Thank you for taking me on the Twilight Challenge, and steadying me as we ran that 2.62-mile loop from bonfire to bonfire. Thank you for joining me for the Vulcan’y Fury trail race, and refusing to let me be derailed by a few bee stings and that minor spill down a cliff.
Thank you for sharing those breakthrough half marathons with me this fall! I am truly grateful to have placed 2nd in my age group in the Loco Half marathon, the Manchester Half, and the Jingle Bell Half.
But those paces and those places paled in comparison to the joyful discovery that “Sara Francione” was not lost, and home was still at the finish line of a 5k on a frozen December day in Boston.
Thank you for helping me understand that running could still be a challenge and an escape and a celebration and a community and a playground and a sanctuary!
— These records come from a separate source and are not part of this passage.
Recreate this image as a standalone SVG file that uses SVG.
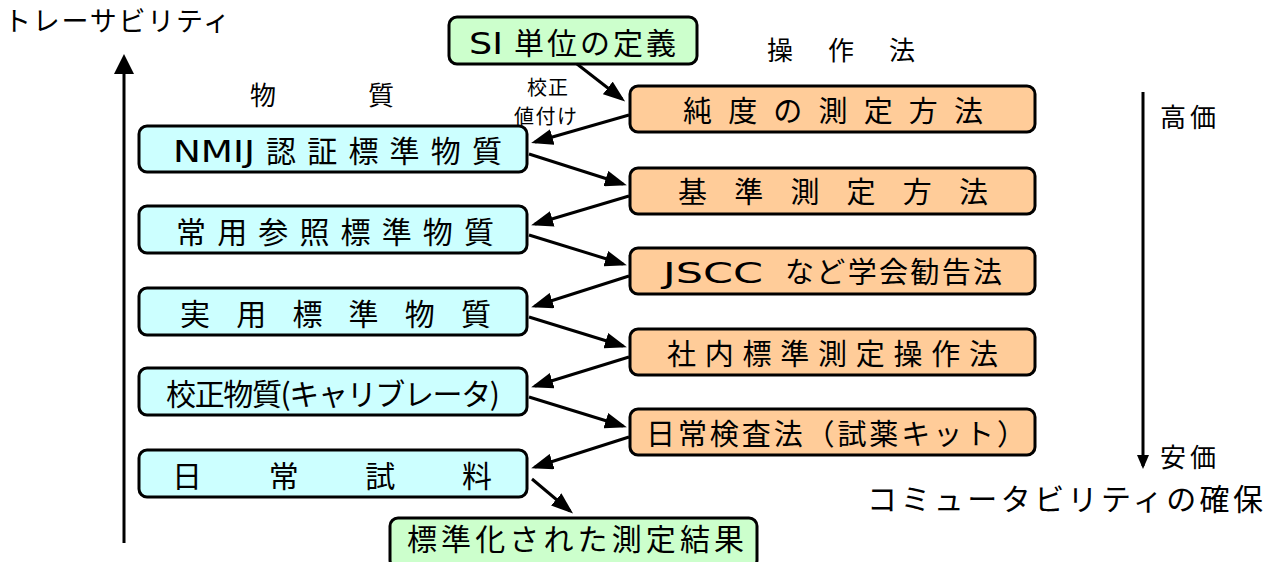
<svg xmlns="http://www.w3.org/2000/svg" width="1276" height="562" viewBox="0 0 1276 562">
<style>
text{font-family:"Noto Sans CJK JP","Noto Sans",sans-serif;fill:#000}
.lat{font-family:"DejaVu Sans","Noto Sans",sans-serif}
.box{stroke:#000;stroke-width:3}
.blue{fill:#ccffff}
.orange{fill:#ffcc99}
.green{fill:#ccffcc}
.bt{font-size:30px}
.ot{font-size:29px}
.lbl{font-size:26px}
.conn line{stroke:#000;stroke-width:3}
</style>
<defs>
<marker id="ah" markerUnits="userSpaceOnUse" markerWidth="22" markerHeight="16" refX="18" refY="8" orient="auto">
<path d="M0,0 L22,8 L0,16 z" fill="#000"/>
</marker>
<marker id="ahbig" markerUnits="userSpaceOnUse" markerWidth="20" markerHeight="20" refX="16" refY="10" orient="auto">
<path d="M0,0 L20,10 L0,20 z" fill="#000"/>
</marker>
<marker id="ahsm" markerUnits="userSpaceOnUse" markerWidth="14" markerHeight="12" refX="11" refY="6" orient="auto">
<path d="M0,0 L14,6 L0,12 z" fill="#000"/>
</marker>
</defs>

<g id="labels">
<text x="4" y="31" font-size="27" textLength="226" lengthAdjust="spacing">トレーサビリティ</text>
<text x="250" y="105" class="lbl">物</text>
<text x="368" y="105" class="lbl">質</text>
<text x="767" y="60" class="lbl" textLength="148" lengthAdjust="spacing">操作法</text>
<text x="527" y="95" font-size="20" textLength="41" lengthAdjust="spacing">校正</text>
<text x="514" y="124" font-size="20" textLength="63" lengthAdjust="spacing">値付け</text>
<text x="1160" y="127" class="lbl" textLength="56" lengthAdjust="spacing">高価</text>
<text x="1160" y="467" class="lbl" textLength="56" lengthAdjust="spacing">安価</text>
<text x="867" y="510" font-size="30" textLength="396" lengthAdjust="spacing">コミュータビリティの確保</text>
</g>

<g id="axes">
<line x1="124" y1="543" x2="124" y2="58" stroke="#000" stroke-width="3" marker-end="url(#ahbig)"/>
<line x1="1143" y1="92" x2="1143" y2="466" stroke="#000" stroke-width="3" marker-end="url(#ahsm)"/>
</g>

<g id="node-si">
<rect class="box green" x="449" y="17" width="248" height="47" rx="8"/>
<text class="bt" y="54"><tspan class="lat" x="469" textLength="34" lengthAdjust="spacingAndGlyphs">SI</tspan><tspan x="514" textLength="162" lengthAdjust="spacing">単位の定義</tspan></text>
</g>

<g id="node-junndo">
<rect class="box orange" x="630" y="86" width="405" height="46" rx="8"/>
<text class="ot" x="683" y="122" textLength="300" lengthAdjust="spacing">純度の測定方法</text>
</g>
<g id="node-kijun">
<rect class="box orange" x="630" y="168" width="405" height="46" rx="8"/>
<text class="ot" x="678" y="203" textLength="310" lengthAdjust="spacing">基準測定方法</text>
</g>
<g id="node-jscc">
<rect class="box orange" x="630" y="248" width="405" height="46" rx="8"/>
<text class="ot" y="283"><tspan class="lat" x="663" textLength="100" lengthAdjust="spacingAndGlyphs">JSCC</tspan><tspan x="785" textLength="217" lengthAdjust="spacing">など学会勧告法</tspan></text>
</g>
<g id="node-shanai">
<rect class="box orange" x="630" y="329" width="405" height="46" rx="8"/>
<text class="ot" x="667" y="365" textLength="331" lengthAdjust="spacing">社内標準測定操作法</text>
</g>
<g id="node-nichijo-kensa">
<rect class="box orange" x="630" y="409" width="405" height="46" rx="8"/>
<text class="ot" x="646" y="445" textLength="380" lengthAdjust="spacing">日常検査法（試薬キット）</text>
</g>

<g id="node-nmij">
<rect class="box blue" x="139" y="126" width="388" height="46" rx="8"/>
<text class="bt" y="162"><tspan class="lat" x="173" textLength="82" lengthAdjust="spacingAndGlyphs">NMIJ</tspan><tspan x="266" textLength="236" lengthAdjust="spacing">認証標準物質</tspan></text>
</g>
<g id="node-joyo">
<rect class="box blue" x="139" y="206" width="388" height="47" rx="8"/>
<text class="bt" x="176" y="243" textLength="318" lengthAdjust="spacing">常用参照標準物質</text>
</g>
<g id="node-jitsuyo">
<rect class="box blue" x="139" y="288" width="388" height="47" rx="8"/>
<text class="bt" x="180" y="325" textLength="311" lengthAdjust="spacing">実用標準物質</text>
</g>
<g id="node-kosei">
<rect class="box blue" x="139" y="368" width="388" height="47" rx="8"/>
<text class="bt" x="166" y="405" textLength="334" lengthAdjust="spacing">校正物質(キャリブレータ)</text>
</g>
<g id="node-nichijo-shiryo">
<rect class="box blue" x="139" y="450" width="388" height="47" rx="8"/>
<text class="bt" x="172" y="487" textLength="320" lengthAdjust="spacing">日常試料</text>
</g>

<g id="node-result">
<rect class="box green" x="390" y="518" width="367" height="50" rx="8"/>
<text class="bt" x="407" y="550" textLength="337" lengthAdjust="spacing">標準化された測定結果</text>
</g>

<g id="connectors" class="conn">
<line x1="577" y1="64" x2="622" y2="99" marker-end="url(#ah)"/>
<line x1="629" y1="115" x2="535" y2="142" marker-end="url(#ah)"/>
<line x1="529" y1="154" x2="623" y2="184" marker-end="url(#ah)"/>
<line x1="629" y1="196" x2="535" y2="224" marker-end="url(#ah)"/>
<line x1="529" y1="235" x2="623" y2="264" marker-end="url(#ah)"/>
<line x1="629" y1="276" x2="535" y2="306" marker-end="url(#ah)"/>
<line x1="529" y1="317" x2="623" y2="346" marker-end="url(#ah)"/>
<line x1="629" y1="357" x2="535" y2="386" marker-end="url(#ah)"/>
<line x1="529" y1="397" x2="623" y2="426" marker-end="url(#ah)"/>
<line x1="629" y1="437" x2="535" y2="467" marker-end="url(#ah)"/>
<line x1="532" y1="479" x2="570" y2="511" marker-end="url(#ah)"/>
</g>
</svg>
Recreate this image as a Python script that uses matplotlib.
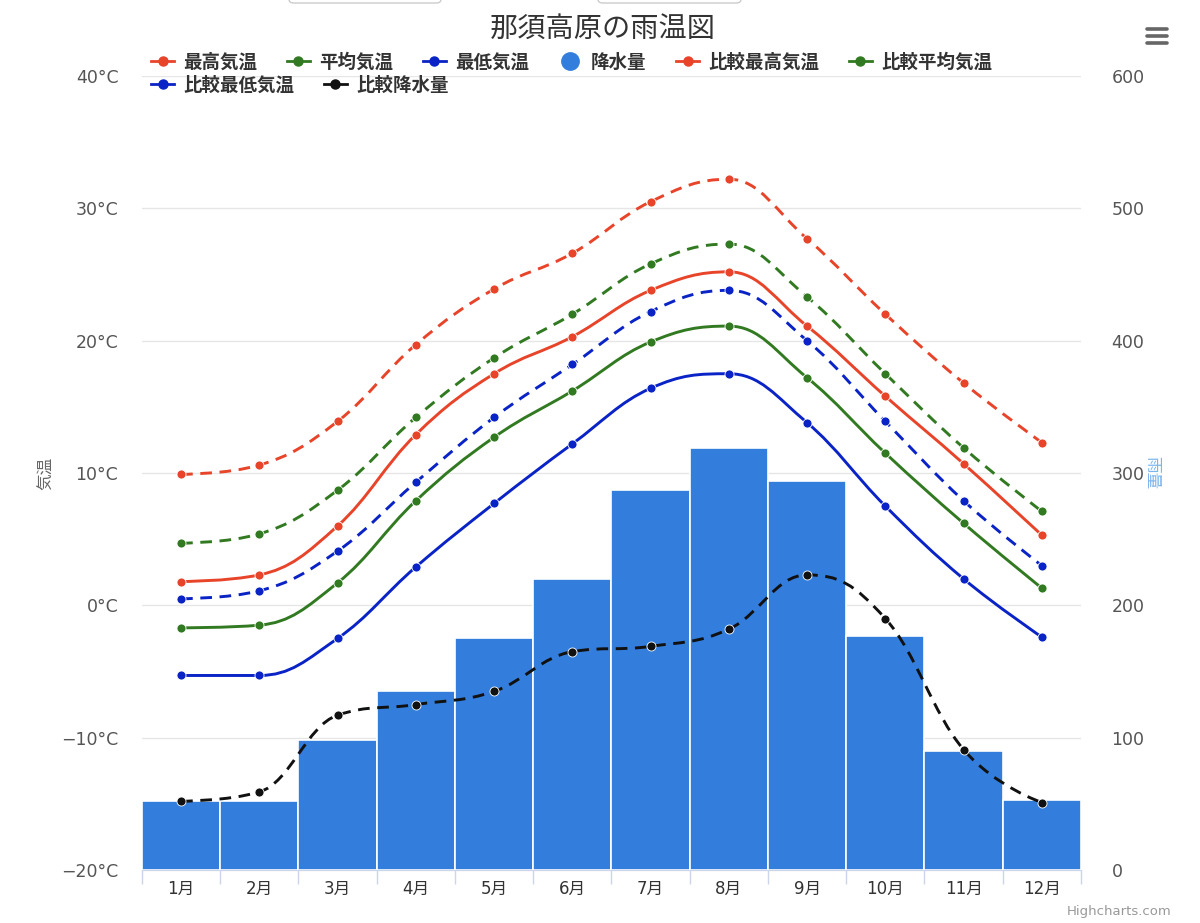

But most of all, thank you for all those solitary runs through Mine Falls before work, and being such a good listener when I confessed how scared, yet desperate I was to let “Sara Madden” go. Thank you for absorbing the tears and the puddles, the dreams and the prayers whispered at dawn, as we weaved through trees and leaped over roots, and beheld the shifting seasons and fading leaves settling on the ground beneath us.
You old friends are my closest confidants. It was you who knew before anyone that I had fallen in love with a trail runner thousands of miles away. Perhaps you knew before I could even bring my own mind to acknowledge this. Perhaps it was the way we ran the Mine Falls loop backward that morning, and I leaped off the roots that I typically take you around!
I can’t bring you into 2018 with me old friends. But I will never forget you, and the memories we made and how God used you to bring me back to life.